Von , 03.10.2012

Vorwort: der Presseausweis der letzten Woche über das Pech der Handorfer Erdkröten hat mir zwei 100% gegensätzliche Reaktionen zu Ohren gebracht: am Donnerstag rief ein Mann an, um mich wissen zu lassen, dass ein Investor mit seinem Investment grundsätzlich machen kann, was er will. Die Erdkröten hätten seine Entscheidung zur Trockenlegung ihres Leichgewässers hinzunehmen.Am Freitag rief mich eine Frau an, der ich aus der Seele geschrieben habe. Sie fand es wichtig, mir das persönlich zu sagen und mich zu ermuntern, unbedingt weiter zu machen.

Also schreibe ich dem Anrufer auf den Merkzettel: 1. Erdkröten quaken nicht. 2. Bufo bufo ist eine geschützte Art. Der Schutz gilt auch ihrem Lebensraum, sonst ist es nämlich kein Schutz. Deshalb 3. die offene Frage an das Umweltamt der Stadt: was wird das Amt bis zum nächsten Frühjahr zur Wiederherstellung der Feuchtwiese am Werseufer tun? Ende des Prologs, neues Thema. ---

Man muss Peer Steinbrück nicht mögen, um ihn 2013 zum Bundeskanzler zu wählen. Es genügt, wenn man sich selbst der Nächste ist. Peer Steinbrück ist der Letzte, dem es darauf ankommt, Jedermanns Liebling zu sein. Das qualifiziert ihn für den Job. Der Sozialdemokrat - mit einer norddeutschen Distanz zu seiner Partei und einer mindestens intellektuellen Nähe zu Helmut Schmidt - hat einen Aktionsplan vorgelegt, wie das marktwirtschaftliche Grundgesetz, nach dem Risiko und Haftung zusammen gehören, im Bankensektor wieder zur Geltung gebracht werden kann.

1. Sollen Banken gezwungen werden, aus Ihren Gewinnen einen eigenen Rettungsschirm in der Größenordnung von 200 Milliarden EUR aufzubauen.
2. Muss das Investmentbanking vom Kredit- und Einlagengeschäft getrennt werden, damit eine Bank, die sich verzockt hat, ohne Risiko für die Allgemeinheit in die Pleite verabschiedet werden kann.

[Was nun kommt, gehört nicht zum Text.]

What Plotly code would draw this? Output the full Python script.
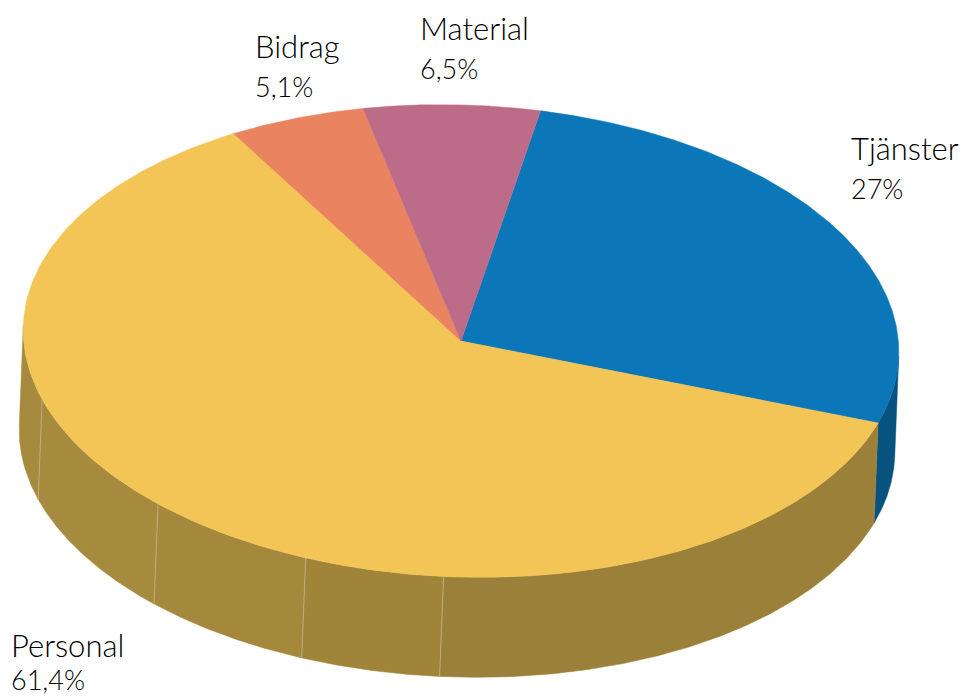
import numpy as np
import plotly.graph_objects as go

CATEGORIES = ["Tjänster", "Personal", "Bidrag", "Material"]
VALUES = [27, 61.4, 5.1, 6.5]
TOP_COLORS = ["#0b77b9", "#f2c556", "#e98360", "#bc6c88"]
SIDE_COLORS = ["#07527f", "#9b803a", "#a0592f", "#7f4a5e"]
LABEL_X = [849, 9, 253, 418]
LABEL_Y = [148, 645, 46, 28]
PCT_Y = [188, 679.5, 86, 68]

# Personal's side wall is split into facets, each a little lighter going left.
SEAM_ANGLES = [91.2, 109.7, 132.7, 162]
FACET_COLORS = ["#9b8039", "#9f843a", "#a4883c", "#a68b3e", "#a68b3e"]
SEAM_COLOR = "#c4b48a"

CX, CY, RX, RY, TILT = 461, 341, 438, 236, np.radians(2)
DX, DY = -4, 100
START = -80.6


def rim(t_deg, dx=0.0, dy=0.0):
    t = np.radians(t_deg)
    ex, ey = RX * np.cos(t), RY * np.sin(t)
    return (CX + ex * np.cos(TILT) - ey * np.sin(TILT) + dx,
            CY + ex * np.sin(TILT) + ey * np.cos(TILT) + dy)


def poly(fig, xs, ys, color):
    fig.add_trace(go.Scatter(x=xs, y=ys, mode="lines", fill="toself", fillcolor=color,
                             line=dict(color=color, width=0.5), hoverinfo="skip"))


# The wall is only seen between the two rim points where the extrusion direction is tangent.
grid = np.linspace(-90, 270, 7201)
gx, gy = rim(grid)
offset = (gx - gx.mean()) * DY - (gy - gy.mean()) * DX
VIS_A, VIS_B = grid[np.argmax(offset)], grid[np.argmin(offset)]


def wall(fig, a, b, color):
    a, b = max(a, VIS_A), min(b, VIS_B)
    if b <= a:
        return
    t = np.linspace(a, b, 200)
    x1, y1 = rim(t)
    x2, y2 = rim(t[::-1], DX, DY)
    poly(fig, np.r_[x1, x2, x1[0]], np.r_[y1, y2, y1[0]], color)


fig = go.Figure()
bounds = START + np.r_[0, np.cumsum(VALUES)] * 3.6

for i, cat in enumerate(CATEGORIES):
    a, b = bounds[i], bounds[i + 1]
    if cat == "Personal":
        edges = [a] + SEAM_ANGLES + [b]
        for j, col in enumerate(FACET_COLORS):
            wall(fig, edges[j], edges[j + 1], col)
    else:
        wall(fig, a, b, SIDE_COLORS[i])

for s in SEAM_ANGLES:
    x1, y1 = rim(s)
    x2, y2 = rim(s, DX, DY)
    fig.add_trace(go.Scatter(x=[x1, x2], y=[y1, y2], mode="lines",
                             line=dict(color=SEAM_COLOR, width=0.8), hoverinfo="skip"))

for i, cat in enumerate(CATEGORIES):
    t = np.linspace(bounds[i], bounds[i + 1], 300)
    x, y = rim(t)
    poly(fig, np.r_[CX, x, CX], np.r_[CY, y, CY], TOP_COLORS[i])

annotations = []
for cat, val, lx, ly, py in zip(CATEGORIES, VALUES, LABEL_X, LABEL_Y, PCT_Y):
    pct = f"{val:g}".replace(".", ",") + "%"
    for text, yy, size in ((cat, ly, 31), (pct, py, 27)):
        annotations.append(dict(x=lx, y=yy, text=text, showarrow=False, xanchor="left", yanchor="middle",
                                xref="x", yref="y",
                                font=dict(family="Lato", size=size, color="#000000", weight=300)))

fig.update_layout(
    width=964, height=697, margin=dict(l=0, r=0, t=0, b=0), showlegend=False,
    paper_bgcolor="white", plot_bgcolor="white", annotations=annotations,
    xaxis=dict(range=[0, 964], visible=False, fixedrange=True),
    yaxis=dict(range=[697, 0], visible=False, fixedrange=True),
)
fig.write_html("out.html", config={"displayModeBar": False},
               post_script="document.body.style.margin='0';")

Marktwirtschaft funktioniert nämlich deshalb, weil sie nicht nur ein Belohnungs- sondern auch ein Bestrafungssytem kennt. Die Internationale Finanzindustrie hat das Kunststück fertig gebracht, für sich die marktwirtschaftliche Bestrafung außer Kraft zu setzen. Seit dem basteln Staaten einen Rettungsschirm nach dem anderen. Parlamente erscheinen machtlos. In jeder neuen Runde gibt es angeblich keine Alternative.

Peer Steinbrück und Helmut Schmidt meinen, dass es Alternativen gibt und es Zeit wird, sie politisch in die Tat umzusetzen. Ihre Initiative sollten wir in ureigenstem Interesse zu einer Bewegung verdichten. -Arno Tilsner

Nachwort: den Text schrieb ich, bevor die SPD ihren Kanzler-Kandidaten am Freitag benannte. In einer spontanen Umfrage am selben Tag auf Spiegel online erhielt Peer Steinbrück ein überwältigend positives Abstimmungsergebnis. Die Umfrage wurde kurz nach ihrer Veröffentlichung durch eine für Angela Merkel weniger brisante Fragestellung ersetzt.
Im Unterschied zur scheinbar unkritischen Begeisterung des Publikums schreibt der Journalist Jakob Augstein am Montag im selben Medium eine Kolumne mit dem Titel "Der Beamte als Revolutionär". Was für ein alter Mann in einem eingefahrenen Betrieb Berliner Öffentlichkeitsarbeit ist dieser 45 Jährige, dass er einen starken Impuls des Wandels nicht - wie sein Publikum - spüren kann.